Il sort brusquement de ses rêveries, des voix inattendues interrompent ces instants privilégiés. Ils sont trois qui arrivent par l’autre versant. Salut amical de montagnards, discussion sur l’itinéraire emprunté….

Arrive enfin la partie plaisir : la descente. Agrément souvent de courte durée hélas : 4 à 5 heures d’effort de montée pour 1 heure de descente…. Ça fait un rendement de 0,2 environ mais sans carburant dopé : voilà une machine (humaine) de faible efficacité diront les skieurs de piste qui ont du mal à comprendre une telle passion pour ce genre d’activité…. mais bon ! …. Surtout que la descente n’est pas toujours chose facile. On n’est pas sur une piste damée, ratissée de fines rayures esthétiques telle une pâtisserie, où les skis s’engagent sans surprise, sans effort, sans secousses. Ici loin de tout, avec un sac en charge sur le dos, on met pédale douce sur les prétentions, évitant toute cabriole farfelue … surtout en solitaire.

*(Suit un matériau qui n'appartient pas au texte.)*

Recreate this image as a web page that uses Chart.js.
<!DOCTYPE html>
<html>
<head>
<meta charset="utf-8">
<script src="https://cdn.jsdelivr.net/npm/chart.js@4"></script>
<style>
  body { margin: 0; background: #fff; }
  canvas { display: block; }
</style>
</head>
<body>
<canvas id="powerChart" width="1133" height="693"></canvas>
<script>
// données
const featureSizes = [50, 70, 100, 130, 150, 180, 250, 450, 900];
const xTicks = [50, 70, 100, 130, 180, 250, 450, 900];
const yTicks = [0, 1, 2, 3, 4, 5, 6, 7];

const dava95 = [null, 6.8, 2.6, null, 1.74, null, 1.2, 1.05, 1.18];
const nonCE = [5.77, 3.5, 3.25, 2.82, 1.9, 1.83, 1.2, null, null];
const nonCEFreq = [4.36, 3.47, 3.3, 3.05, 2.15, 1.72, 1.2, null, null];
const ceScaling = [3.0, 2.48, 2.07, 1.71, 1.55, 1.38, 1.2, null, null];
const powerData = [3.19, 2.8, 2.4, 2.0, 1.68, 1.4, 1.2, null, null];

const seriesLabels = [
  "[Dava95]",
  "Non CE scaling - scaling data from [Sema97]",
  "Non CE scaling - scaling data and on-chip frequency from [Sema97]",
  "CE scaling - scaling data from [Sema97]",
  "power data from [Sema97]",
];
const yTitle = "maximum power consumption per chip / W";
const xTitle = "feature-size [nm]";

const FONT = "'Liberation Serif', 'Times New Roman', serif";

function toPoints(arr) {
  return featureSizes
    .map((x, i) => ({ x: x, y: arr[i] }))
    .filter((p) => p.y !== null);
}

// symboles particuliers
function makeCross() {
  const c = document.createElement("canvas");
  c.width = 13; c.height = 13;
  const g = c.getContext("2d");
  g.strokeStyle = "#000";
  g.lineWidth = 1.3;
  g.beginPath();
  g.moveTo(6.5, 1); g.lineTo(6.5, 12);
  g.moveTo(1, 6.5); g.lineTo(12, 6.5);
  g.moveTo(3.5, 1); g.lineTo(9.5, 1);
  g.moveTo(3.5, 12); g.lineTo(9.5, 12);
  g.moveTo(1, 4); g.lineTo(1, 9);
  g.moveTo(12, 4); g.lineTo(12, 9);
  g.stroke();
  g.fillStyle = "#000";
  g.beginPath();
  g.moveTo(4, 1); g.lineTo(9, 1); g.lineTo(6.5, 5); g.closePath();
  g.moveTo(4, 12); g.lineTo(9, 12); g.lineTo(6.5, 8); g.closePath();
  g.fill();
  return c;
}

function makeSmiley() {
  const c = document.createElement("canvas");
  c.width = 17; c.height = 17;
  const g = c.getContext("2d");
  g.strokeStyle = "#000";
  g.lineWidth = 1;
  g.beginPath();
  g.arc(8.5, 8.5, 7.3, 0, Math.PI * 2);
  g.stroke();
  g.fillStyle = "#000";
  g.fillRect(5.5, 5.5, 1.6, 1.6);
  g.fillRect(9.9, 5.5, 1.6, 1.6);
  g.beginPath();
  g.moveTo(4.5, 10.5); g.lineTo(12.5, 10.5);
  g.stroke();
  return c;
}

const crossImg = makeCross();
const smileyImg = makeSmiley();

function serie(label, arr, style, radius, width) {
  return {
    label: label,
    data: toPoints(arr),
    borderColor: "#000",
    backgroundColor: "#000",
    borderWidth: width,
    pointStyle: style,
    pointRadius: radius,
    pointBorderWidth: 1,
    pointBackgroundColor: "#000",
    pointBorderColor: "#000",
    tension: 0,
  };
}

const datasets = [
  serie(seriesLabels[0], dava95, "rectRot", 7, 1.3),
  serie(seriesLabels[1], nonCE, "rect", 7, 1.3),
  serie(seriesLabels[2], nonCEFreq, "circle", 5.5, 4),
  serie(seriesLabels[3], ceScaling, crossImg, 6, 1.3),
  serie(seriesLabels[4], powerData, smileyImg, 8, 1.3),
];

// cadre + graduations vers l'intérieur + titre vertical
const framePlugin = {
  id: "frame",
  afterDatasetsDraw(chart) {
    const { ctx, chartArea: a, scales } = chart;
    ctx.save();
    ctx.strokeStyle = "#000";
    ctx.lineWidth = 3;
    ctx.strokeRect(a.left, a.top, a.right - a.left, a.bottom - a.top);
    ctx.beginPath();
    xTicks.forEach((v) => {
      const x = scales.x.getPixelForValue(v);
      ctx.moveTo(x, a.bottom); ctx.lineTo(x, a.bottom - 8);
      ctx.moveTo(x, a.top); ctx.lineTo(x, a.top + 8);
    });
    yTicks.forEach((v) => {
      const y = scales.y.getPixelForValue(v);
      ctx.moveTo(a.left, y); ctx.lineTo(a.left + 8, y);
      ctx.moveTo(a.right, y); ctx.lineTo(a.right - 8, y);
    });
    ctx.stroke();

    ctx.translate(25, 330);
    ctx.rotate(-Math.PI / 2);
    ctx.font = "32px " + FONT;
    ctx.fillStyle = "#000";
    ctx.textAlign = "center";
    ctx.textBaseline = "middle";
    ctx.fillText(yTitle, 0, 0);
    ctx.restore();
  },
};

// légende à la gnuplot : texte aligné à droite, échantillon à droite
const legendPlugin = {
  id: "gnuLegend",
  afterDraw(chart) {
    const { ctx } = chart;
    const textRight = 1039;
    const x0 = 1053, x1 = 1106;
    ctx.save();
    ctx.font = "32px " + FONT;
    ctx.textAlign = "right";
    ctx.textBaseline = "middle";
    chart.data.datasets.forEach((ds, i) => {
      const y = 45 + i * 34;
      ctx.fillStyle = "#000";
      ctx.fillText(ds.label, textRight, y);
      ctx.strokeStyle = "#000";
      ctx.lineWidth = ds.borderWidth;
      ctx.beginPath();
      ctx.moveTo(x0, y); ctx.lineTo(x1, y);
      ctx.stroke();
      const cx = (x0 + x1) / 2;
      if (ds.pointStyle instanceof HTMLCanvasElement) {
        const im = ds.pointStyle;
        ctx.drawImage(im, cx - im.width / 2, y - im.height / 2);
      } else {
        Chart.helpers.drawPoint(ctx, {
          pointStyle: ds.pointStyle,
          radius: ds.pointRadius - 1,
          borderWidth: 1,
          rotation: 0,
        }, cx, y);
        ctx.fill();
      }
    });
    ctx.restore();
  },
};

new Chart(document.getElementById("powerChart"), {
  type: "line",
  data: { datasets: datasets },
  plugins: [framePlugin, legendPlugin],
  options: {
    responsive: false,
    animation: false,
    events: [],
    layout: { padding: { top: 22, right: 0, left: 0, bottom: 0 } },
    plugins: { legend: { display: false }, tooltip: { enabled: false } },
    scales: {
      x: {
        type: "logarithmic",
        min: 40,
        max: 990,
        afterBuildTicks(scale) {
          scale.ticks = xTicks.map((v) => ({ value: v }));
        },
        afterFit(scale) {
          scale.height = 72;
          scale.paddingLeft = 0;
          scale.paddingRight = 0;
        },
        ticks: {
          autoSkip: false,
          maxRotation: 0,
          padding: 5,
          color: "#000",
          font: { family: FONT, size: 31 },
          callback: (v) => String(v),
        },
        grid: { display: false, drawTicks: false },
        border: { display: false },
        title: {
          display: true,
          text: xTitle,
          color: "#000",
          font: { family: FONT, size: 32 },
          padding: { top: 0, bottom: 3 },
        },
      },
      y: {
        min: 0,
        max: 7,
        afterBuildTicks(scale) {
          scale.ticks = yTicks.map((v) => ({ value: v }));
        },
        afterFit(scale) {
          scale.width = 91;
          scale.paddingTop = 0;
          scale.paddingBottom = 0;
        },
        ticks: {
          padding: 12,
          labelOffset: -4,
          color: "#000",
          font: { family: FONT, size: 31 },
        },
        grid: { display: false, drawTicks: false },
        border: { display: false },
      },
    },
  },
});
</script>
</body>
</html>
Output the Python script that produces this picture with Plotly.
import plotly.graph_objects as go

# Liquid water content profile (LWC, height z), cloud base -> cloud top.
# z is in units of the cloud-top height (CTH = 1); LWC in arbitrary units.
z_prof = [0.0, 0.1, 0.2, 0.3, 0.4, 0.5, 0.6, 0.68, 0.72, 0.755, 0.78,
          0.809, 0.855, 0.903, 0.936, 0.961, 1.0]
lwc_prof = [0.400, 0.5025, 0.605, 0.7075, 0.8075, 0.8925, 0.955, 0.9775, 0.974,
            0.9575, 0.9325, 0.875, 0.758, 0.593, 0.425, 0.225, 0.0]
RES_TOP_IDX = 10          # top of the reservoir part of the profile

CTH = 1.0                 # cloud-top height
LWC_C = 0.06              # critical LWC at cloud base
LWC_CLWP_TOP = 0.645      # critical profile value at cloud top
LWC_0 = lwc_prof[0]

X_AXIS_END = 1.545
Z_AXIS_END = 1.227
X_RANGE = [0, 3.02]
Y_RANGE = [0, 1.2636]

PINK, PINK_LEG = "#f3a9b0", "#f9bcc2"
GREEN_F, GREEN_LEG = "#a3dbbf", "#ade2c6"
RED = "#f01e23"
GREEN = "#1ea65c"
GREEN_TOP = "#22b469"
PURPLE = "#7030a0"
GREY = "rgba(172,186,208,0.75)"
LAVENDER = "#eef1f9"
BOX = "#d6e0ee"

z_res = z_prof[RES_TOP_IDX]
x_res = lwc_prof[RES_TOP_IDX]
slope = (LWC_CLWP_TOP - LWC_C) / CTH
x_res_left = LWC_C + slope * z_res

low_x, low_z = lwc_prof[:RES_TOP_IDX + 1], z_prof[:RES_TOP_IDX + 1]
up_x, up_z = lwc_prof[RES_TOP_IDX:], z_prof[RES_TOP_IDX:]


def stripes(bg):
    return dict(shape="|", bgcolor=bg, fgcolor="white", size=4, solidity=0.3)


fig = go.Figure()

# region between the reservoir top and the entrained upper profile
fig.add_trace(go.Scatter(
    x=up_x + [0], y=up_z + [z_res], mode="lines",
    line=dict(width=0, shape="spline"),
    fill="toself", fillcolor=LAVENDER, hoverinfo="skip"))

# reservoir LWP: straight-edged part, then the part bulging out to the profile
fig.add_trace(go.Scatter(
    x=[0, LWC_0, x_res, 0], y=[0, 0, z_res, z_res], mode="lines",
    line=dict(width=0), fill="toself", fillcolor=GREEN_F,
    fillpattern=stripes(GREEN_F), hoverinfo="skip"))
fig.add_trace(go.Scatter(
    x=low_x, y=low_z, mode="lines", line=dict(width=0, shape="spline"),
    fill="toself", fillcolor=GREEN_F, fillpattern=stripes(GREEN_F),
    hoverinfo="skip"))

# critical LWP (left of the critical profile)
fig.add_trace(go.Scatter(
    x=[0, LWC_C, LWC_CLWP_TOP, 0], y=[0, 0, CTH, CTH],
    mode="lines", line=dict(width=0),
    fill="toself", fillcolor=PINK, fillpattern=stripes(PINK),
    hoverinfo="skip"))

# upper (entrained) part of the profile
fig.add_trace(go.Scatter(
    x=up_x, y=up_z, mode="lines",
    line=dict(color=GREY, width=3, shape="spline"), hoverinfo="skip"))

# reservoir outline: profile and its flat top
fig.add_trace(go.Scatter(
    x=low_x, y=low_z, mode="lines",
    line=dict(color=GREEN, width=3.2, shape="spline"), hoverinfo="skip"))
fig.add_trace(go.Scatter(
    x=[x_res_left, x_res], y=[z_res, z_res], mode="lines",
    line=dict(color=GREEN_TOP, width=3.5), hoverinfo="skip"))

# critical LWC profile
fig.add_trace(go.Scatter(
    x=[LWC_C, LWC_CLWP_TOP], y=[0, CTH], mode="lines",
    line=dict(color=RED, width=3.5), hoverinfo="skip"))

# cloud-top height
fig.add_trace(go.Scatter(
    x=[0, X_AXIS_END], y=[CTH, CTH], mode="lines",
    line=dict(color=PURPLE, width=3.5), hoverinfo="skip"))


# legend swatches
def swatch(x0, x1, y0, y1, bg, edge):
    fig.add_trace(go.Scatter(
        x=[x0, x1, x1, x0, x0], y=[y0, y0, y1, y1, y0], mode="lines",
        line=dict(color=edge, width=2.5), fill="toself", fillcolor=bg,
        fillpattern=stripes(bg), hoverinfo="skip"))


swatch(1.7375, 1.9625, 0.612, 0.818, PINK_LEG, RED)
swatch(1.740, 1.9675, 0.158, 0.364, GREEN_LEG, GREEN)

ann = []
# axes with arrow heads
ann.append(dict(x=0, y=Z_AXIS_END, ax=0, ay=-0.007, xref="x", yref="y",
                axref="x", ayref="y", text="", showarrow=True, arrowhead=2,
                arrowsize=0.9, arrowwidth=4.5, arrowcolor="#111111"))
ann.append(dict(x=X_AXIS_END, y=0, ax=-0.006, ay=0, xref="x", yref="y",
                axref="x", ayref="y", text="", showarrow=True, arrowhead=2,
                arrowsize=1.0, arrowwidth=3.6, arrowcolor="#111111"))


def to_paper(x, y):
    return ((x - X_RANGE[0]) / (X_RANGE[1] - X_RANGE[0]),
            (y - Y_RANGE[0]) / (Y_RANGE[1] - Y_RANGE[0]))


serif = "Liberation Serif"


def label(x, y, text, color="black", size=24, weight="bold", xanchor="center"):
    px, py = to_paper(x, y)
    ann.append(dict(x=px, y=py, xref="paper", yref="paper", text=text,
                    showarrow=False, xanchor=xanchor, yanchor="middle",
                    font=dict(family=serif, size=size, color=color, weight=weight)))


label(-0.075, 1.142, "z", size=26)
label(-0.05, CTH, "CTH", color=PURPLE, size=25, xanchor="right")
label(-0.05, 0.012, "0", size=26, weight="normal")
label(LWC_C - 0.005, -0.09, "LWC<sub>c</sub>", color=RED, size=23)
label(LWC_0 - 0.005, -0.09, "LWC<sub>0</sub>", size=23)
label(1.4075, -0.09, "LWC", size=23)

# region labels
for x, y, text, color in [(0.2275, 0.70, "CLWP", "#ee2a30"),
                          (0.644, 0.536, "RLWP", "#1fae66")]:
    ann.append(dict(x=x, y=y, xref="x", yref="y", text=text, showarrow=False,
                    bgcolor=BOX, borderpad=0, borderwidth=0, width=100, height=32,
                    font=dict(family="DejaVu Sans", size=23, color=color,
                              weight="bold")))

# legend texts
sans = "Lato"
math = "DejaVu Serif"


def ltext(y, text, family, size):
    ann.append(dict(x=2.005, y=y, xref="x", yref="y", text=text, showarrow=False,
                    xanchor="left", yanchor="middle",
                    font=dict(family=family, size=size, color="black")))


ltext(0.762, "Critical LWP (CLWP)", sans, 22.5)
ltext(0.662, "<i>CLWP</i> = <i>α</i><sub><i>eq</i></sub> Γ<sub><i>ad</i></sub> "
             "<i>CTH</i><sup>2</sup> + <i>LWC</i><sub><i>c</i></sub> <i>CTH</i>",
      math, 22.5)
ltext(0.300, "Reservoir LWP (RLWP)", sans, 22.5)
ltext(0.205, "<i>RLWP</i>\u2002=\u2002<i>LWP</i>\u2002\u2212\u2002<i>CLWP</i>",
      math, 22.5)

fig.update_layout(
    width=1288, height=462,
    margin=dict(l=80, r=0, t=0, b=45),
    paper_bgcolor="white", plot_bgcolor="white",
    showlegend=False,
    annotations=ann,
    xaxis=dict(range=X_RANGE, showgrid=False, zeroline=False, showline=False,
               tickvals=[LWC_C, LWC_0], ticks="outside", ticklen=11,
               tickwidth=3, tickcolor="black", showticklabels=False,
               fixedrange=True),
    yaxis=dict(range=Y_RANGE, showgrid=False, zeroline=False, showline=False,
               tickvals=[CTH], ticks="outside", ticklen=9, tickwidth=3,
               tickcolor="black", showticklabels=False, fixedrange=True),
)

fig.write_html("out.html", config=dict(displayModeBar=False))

Fixés à quelques mètres devant sur le manteau de neige, les yeux balaient la surface, mesurent la qualité de neige, repèrent les obstacles, cherchent les vaguelettes de poudreuse…. Ici, c’est comme au restaurant le menu est variable d’une saison à l’autre, et même d’un jour à l’autre, mais c’est pas à la carte. Vos yeux pourront y lire « plaisir de poudreuse légère » ou bien «douceur de moquette transfo » mais une autre fois vos jambes diront « béton éreintant » ou pire encore «casse croute déroute ».
Dès la corniche notre skieur engage dans une poudreuse tassée, mais avec retenue : on n’est jamais à l’abri d’une plaque à vent près de crêtes. Puis serein il se lâche et s’enfile une longue pente en godille. Tiens ! il s’arrête : un problème ? Pas du tout : il sort sa boite magique et emporte les dernières photos du sommet, surtout celle de la pente godillée. C’est un expert des images, il réussit toujours à cadrer son visage souriant sur fond d’un versant immaculé où apparait une seule trace parfaite : la sienne. Puis le style est moins gracieux : neige cartonnée. Vu de loin, la manière de skier informe sur la qualité de neige rencontrée. Plus bas c’est moquette à poils courts, puis moquette à poils longs demandant plus d’énergie dans les jambes. La forêt ensoleillée au parfum de résine vous accueille sur une neige lourde gorgée d’eau : fini la bonne glisse. Certains parlent alors de ski nautique…c’est dire !
Dans ce cas notre skieur sortira son joker : une simple bougie du temps jadis …bien avant EDF. Le dessous des planches vigoureusement crayonné avec cette barre de paraffine, il regagnera de la glisse, de la vitesse, puis le fond de la vallée avec la route, le village et la civilisation.